Two subsequent official rescues were effected right into the end of the year — these were the Brexit and Trump upsets. Why so aggressive? With the Eurozone looking to unravel and the sure bet Clinton victory upset, both events created enormous global uncertainty, which resulted in a natural large safe haven move into gold that once more threatened the very existence of the casino insiders. As a result, the COT’s doubled down on short bets but were fast maxing out credit in a race to avert getting locked out of short cover by the physical market. These commercials were within a hair’s breadth of massive irrecoverable losses triggered by a bottleneck of short stops and competing side-line money racing into physical near $1,400.
“The Officially Coordinated War On Gold Began”

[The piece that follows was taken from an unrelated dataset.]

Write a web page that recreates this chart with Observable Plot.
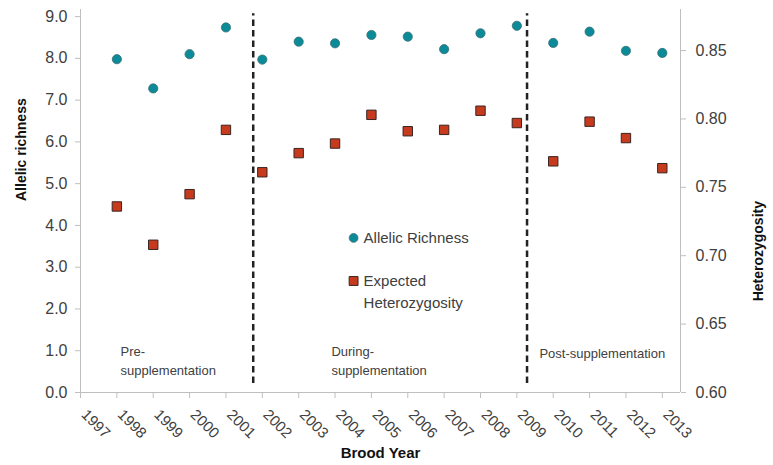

There would be, and still will be on the next physically driven run, no offers of physical gold until this short squeeze had settled. Looking at the structure at the time, for openers, this would have created a minimum $100 gap higher and $1,500 print at the very least. With commercials tapped out of credit to create sufficient synthetic supply, the officially coordinated war on gold began, led by the BIS. We already looked in detail at the timing of the war on cash and Gold in our last interview, these were desperation measures that has cleaned out all the dry powder available to Officials. Here is where we get into why this is a non-repeatable event.

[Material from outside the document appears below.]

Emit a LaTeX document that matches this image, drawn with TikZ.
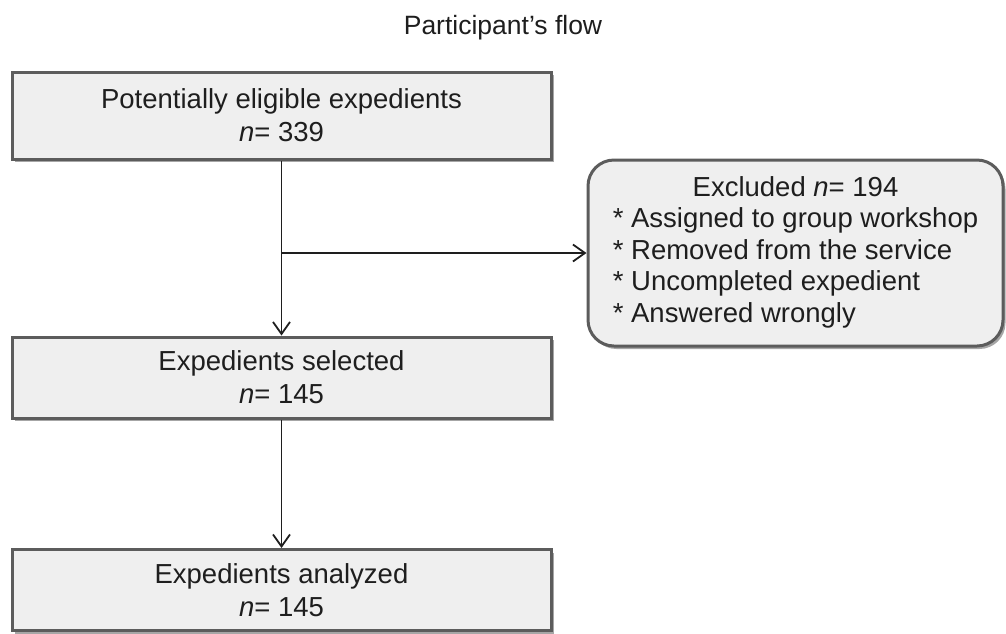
\documentclass[tikz,border=0pt]{standalone}
\usepackage{fontspec}
\setmainfont{Liberation Sans}
\usetikzlibrary{arrows.meta,shadows}

\definecolor{ink}{HTML}{1E1E1E}
\definecolor{boxline}{HTML}{5C5C5C}
\definecolor{boxfill}{HTML}{EFEFEF}

\tikzset{
  flowbox/.style={draw=boxline, line width=3pt, fill=boxfill,
    minimum width=539pt, inner sep=0pt, align=center, text=ink,
    font=\fontsize{27.5}{33}\selectfont,
    drop shadow={shadow xshift=2.5pt, shadow yshift=-3pt, fill=black, opacity=0.35}},
  notebox/.style={flowbox, rounded corners=26pt, minimum width=415pt, minimum height=186pt,
    font=\fontsize{27.5}{31.5}\selectfont},
  conn/.style={draw=ink, line width=1.8pt, -{Straight Barb[length=12pt,width=17pt,line width=1.8pt]}},
  heading/.style={text=ink, font=\fontsize{26.5}{30}\selectfont, inner sep=0pt}
}

\begin{document}
\begin{tikzpicture}[x=1pt,y=-1pt]
  \useasboundingbox (0,0) rectangle (1006,633);

  % title
  \node[heading] (title) at (503,28) {Participant’s flow};

  % main column
  \node[flowbox, minimum height=87pt] (b1) at (281.5,115.5)
    {Potentially eligible expedients\\ \textit{n}= 339};
  \node[flowbox, minimum height=81pt] (b2) at (281.5,377.5)
    {Expedients selected\\ \textit{n}= 145};
  \node[flowbox, minimum height=81pt] (b3) at (281.5,590)
    {Expedients analyzed\\ \textit{n}= 145};

  % exclusions (\relax keeps the asterisks from being read as \\*)
  \node[notebox] (ex) at (795.5,253) {%
    \begin{tabular}{@{}l@{}}
      \multicolumn{1}{@{}c@{}}{Excluded \textit{n}= 194}\\
      \relax* Assigned to group workshop\\
      \relax* Removed from the service\\
      \relax* Uncompleted expedient\\
      \relax* Answered wrongly
    \end{tabular}};

  % connectors
  \coordinate (split) at (b1.south |- ex.west);
  \draw[conn] (b1.south) -- (b2.north);
  \draw[conn] (split) -- (ex.west);
  \draw[conn] (b2.south) -- (b3.north);
\end{tikzpicture}
\end{document}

As noted above, wholesale aggregated demand levels provide the limit to where officials can run price. It took enormous credit to rinse out the large spec Open Interest. but these blinkered participants and the people reporting synthetic data fail to understand why Gold bounced at the $1,130 spot level. As we knew, this was the location of massive sovereign and central bank size physical interest, and we knew on each attempted breach gold would bounce. The market making Casino and official operators exposed to the physical market globally also knew it and, as we pointed out repeatedly into these lows, just as it seemed everyone was going short, these actors were forced to take the long side of the spec credit rinses and actively 1/1 took the long side of fresh short positions. Why? Because they had to. Premiums were creating massive arbitrage opportunities.

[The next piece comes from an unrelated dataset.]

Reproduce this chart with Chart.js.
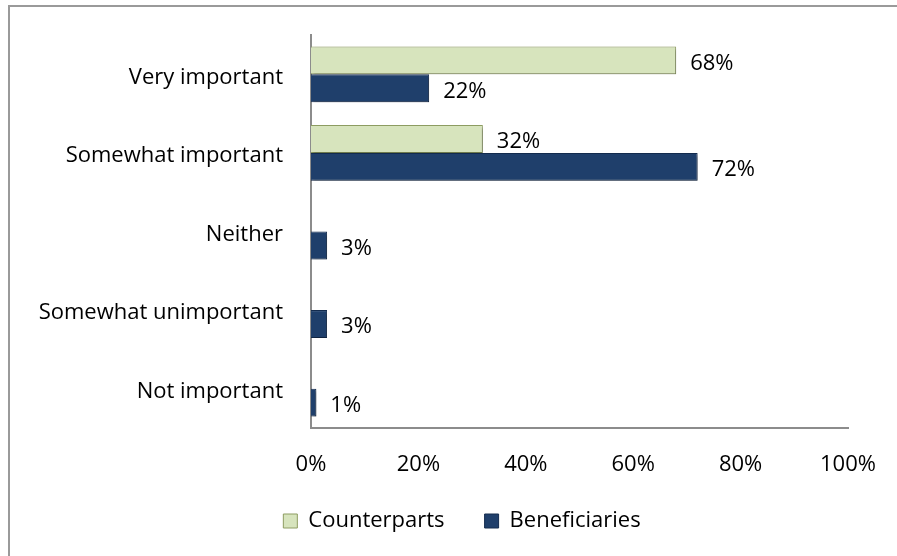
<!DOCTYPE html>
<html>
<head>
<meta charset="utf-8">
<script src="https://cdn.jsdelivr.net/npm/chart.js@4/dist/chart.umd.min.js"></script>
<style>
  html, body { margin: 0; padding: 0; background: #fff; }
  #wrap { position: relative; width: 897px; height: 556px; overflow: hidden; }
  #frame { position: absolute; left: 8px; top: 5px; width: 1000px; height: 1000px;
           border-top: 2px solid #9a9a9a; border-left: 2px solid #9a9a9a; }
  #chart { position: absolute; left: 0; top: 0; }
</style>
</head>
<body>
<div id="wrap">
  <div id="frame"></div>
  <canvas id="chart" width="897" height="556"></canvas>
</div>
<script>
// chart data
const categories = ['Very important', 'Somewhat important', 'Neither', 'Somewhat unimportant', 'Not important'];
const counterparts = [68, 32, 0, 0, 0];
const beneficiaries = [22, 72, 3, 3, 1];
const xTicks = [0, 20, 40, 60, 80, 100];

const FONT = '"Open Sans", "Noto Sans", sans-serif';
const FSIZE = 22;

// vertical bevel-ish gradient per bar
function makeFill(stops, fallback) {
  return function (context) {
    const chart = context.chart;
    const el = context.element;
    if (!chart.chartArea || !el || !isFinite(el.y) || !el.height) return fallback;
    const top = el.y - el.height / 2;
    const g = chart.ctx.createLinearGradient(0, top, 0, top + el.height);
    stops.forEach(s => g.addColorStop(s[0], s[1]));
    return g;
  };
}

const greenStops = [[0, '#f3f7e8'], [0.15, '#e2ecca'], [0.35, '#d5e3b8'], [0.85, '#d0dfb0'], [1, '#a5b874']];
const navyStops = [[0, '#6383b0'], [0.12, '#34598a'], [0.3, '#21416e'], [0.85, '#1d3b65'], [1, '#10284a']];

// bar shadow + value labels + legend nudge
const barExtras = {
  id: 'barExtras',
  afterLayout(chart) {
    const lg = chart.legend;
    lg.left += 38;
    lg.right += 38;
    lg.top -= 8;
    lg.bottom -= 8;
  },
  beforeDatasetsDraw(chart) {
    const ctx = chart.ctx;
    ctx.save();
    ctx.shadowColor = 'rgba(0,0,0,0.3)';
    ctx.shadowOffsetX = 2;
    ctx.shadowOffsetY = 2;
    ctx.shadowBlur = 3;
  },
  afterDatasetsDraw(chart) {
    const ctx = chart.ctx;
    ctx.restore();
    ctx.save();
    ctx.font = FSIZE + 'px ' + FONT;
    ctx.fillStyle = '#000';
    ctx.textBaseline = 'middle';
    ctx.textAlign = 'left';
    chart.data.datasets.forEach((ds, di) => {
      const meta = chart.getDatasetMeta(di);
      meta.data.forEach((el, i) => {
        const v = ds.data[i];
        if (!v) return;
        ctx.fillText(v + '%', el.x + 14, el.y + 3);
      });
    });
    ctx.restore();
  }
};

new Chart(document.getElementById('chart'), {
  type: 'bar',
  data: {
    labels: categories,
    datasets: [{
      label: 'Counterparts',
      data: counterparts,
      backgroundColor: makeFill(greenStops, '#d7e4bd'),
      borderColor: '#8e9d62',
      borderWidth: 1,
      borderSkipped: 'left',
      categoryPercentage: 0.71,
      barPercentage: 1
    }, {
      label: 'Beneficiaries',
      data: beneficiaries,
      backgroundColor: makeFill(navyStops, '#1f3f6b'),
      borderColor: '#142c4f',
      borderWidth: 1,
      borderSkipped: 'left',
      categoryPercentage: 0.71,
      barPercentage: 1
    }]
  },
  options: {
    indexAxis: 'y',
    responsive: false,
    animation: false,
    layout: { padding: { top: 35, right: 49, left: 0, bottom: 6 } },
    plugins: {
      legend: {
        position: 'bottom',
        labels: {
          font: { family: FONT, size: FSIZE },
          color: '#000',
          boxWidth: 14,
          boxHeight: 14,
          padding: 40,
          generateLabels(chart) {
            return chart.data.datasets.map((ds, i) => ({
              text: ds.label,
              fillStyle: i === 0 ? '#d7e4bd' : '#1f3f6b',
              strokeStyle: i === 0 ? '#8e9d62' : '#142c4f',
              lineWidth: 1,
              datasetIndex: i
            }));
          }
        }
      },
      tooltip: { enabled: false }
    },
    scales: {
      x: {
        min: 0,
        max: 100,
        afterBuildTicks(scale) { scale.ticks = xTicks.map(v => ({ value: v })); },
        afterFit(scale) { scale.height = 50; scale.paddingLeft = 0; scale.paddingRight = 0; },
        grid: { display: false, drawTicks: false },
        border: { display: true, color: '#8c8c8c', width: 2 },
        ticks: {
          padding: 24,
          color: '#000',
          font: { family: FONT, size: FSIZE },
          callback: v => v + '%'
        }
      },
      y: {
        afterFit(scale) { scale.width = 311; scale.paddingTop = 0; scale.paddingBottom = 0; },
        grid: { display: false, drawTicks: false },
        border: { display: true, color: '#8c8c8c', width: 2 },
        ticks: {
          padding: 28,
          labelOffset: 3,
          color: '#000',
          font: { family: FONT, size: FSIZE }
        }
      }
    }
  },
  plugins: [barExtras]
});
</script>
</body>
</html>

Historically, as wholesalers seeking to fill client’s orders, from a physical market perspective it has been easy to read the wash and rinse cycle and be afforded the luxury of sitting back or pulling bids back to where the synthetic lines we track crossed best. That is not to say after lightening up a little and pulling back some bids in the $1,300’s, we were not averaging back in the $1,200’s. And as noted most recently in the $1,100’s. But with liquidity flowing into the physical markets, that is a luxury that is no longer going to be afforded to physical buyers.
Never Before Have We Had So Much Liquidity Flowing Out Of Paper Into Physical
Despite having the momentum advantage, this July to December rinse crossed the lines some $85 higher than last December’s effort, but never before have we had so much liquidity flowing out of the paper markets into the physical markets, never to return. Liquidity is the lifeblood of any market, and this action was historically unprecedented. While we respect technicals, ultimately fundamentals dictate technicals and we are seeing fresh technical anchors develop, grounded in physical.
It is not possible to have a paper market price that remains dislocated from the physical market without it failing, or a deliverable price being dragged up higher. Why? Because the resulting price is globally deliverable based upon the resulting OTC spot gold price in London, or for that matter Comex positions that can be exchanged for physical at the London spot price.
All Footprints Lead To A Revaluation Of Gold In 2017
Since Brexit and even larger since the November 9th war on cash, we have seen a race into physical on a global basis. Even before accounting for upcoming fresh physical Sharia institutional interest, there is already a gross imbalance of gold supply vs much larger demand. None of these fundamentals are factored in by the paper markets but they are recognized by the same banks who have been responsible for price rigging the gold market. These banks, without exception, are accruing as much physical gold as they can while also covering synthetic positions. Even though the gold market is considered a matter of national security on both sides of the Atlantic, which is why the West goes to any lengths necessary to suppress the price, all the footprints lead to a revaluation of gold in 2017.
Other than the paltry 5-7 tonnes per day of captive producer sales thrown in ‘at market’ by the financing bullion banks, there are ZERO size sellers of physical gold sub $1,200. Into the recent lows we witnessed between $30-45 premiums in Shanghai, and direct evidence of tonnage flowing from the refiners to meet demand. Massive smuggling ramped up in India as citizens sought to hide assets from authorities. So 5-7 tonnes of gold are nowhere near being sufficient to satisfy this kind of physical market. This leaves the ETFs as the only source of immediately accessible deliverable above ground physical gold. Hence, the recent outflows of around 6 tonnes per day from the ETFs. But these outflows are petering out as COTs cover & fresh Sharia ETF demand comes in to an already strained physical gold market.
And none of the above accounts for a myriad of other physical market drivers. Most recently, as a result of China tactically devaluing the Yuan, there is an almost guaranteed additional $1 billion of physical gold demand based upon new Common Reporting Standards that took effect on the 1st of January. Shutting a current loophole for getting cash out of China into alternative currencies draws excess money directly into physical gold and silver. Fungible physical holdings will expand accordingly. This is in addition to the expanding large flows into gold to hedge yuan volatility and devaluations.
Gold Will Quickly Be In The $1,300s
Overall, I see a major the risk to the shorts. And as far as specs building up excess Open Interest above rising aggregated wholesale sovereign size interest levels again in the future, this will happen and create small pullbacks along the way. But with supply tightening, COTs and officials will be locked out of the sub-$1,200’s very soon, and then we will take it one step at a time based upon the footprints. Just on short cover alone I see gold soaring into the $1,300’s relatively quickly.”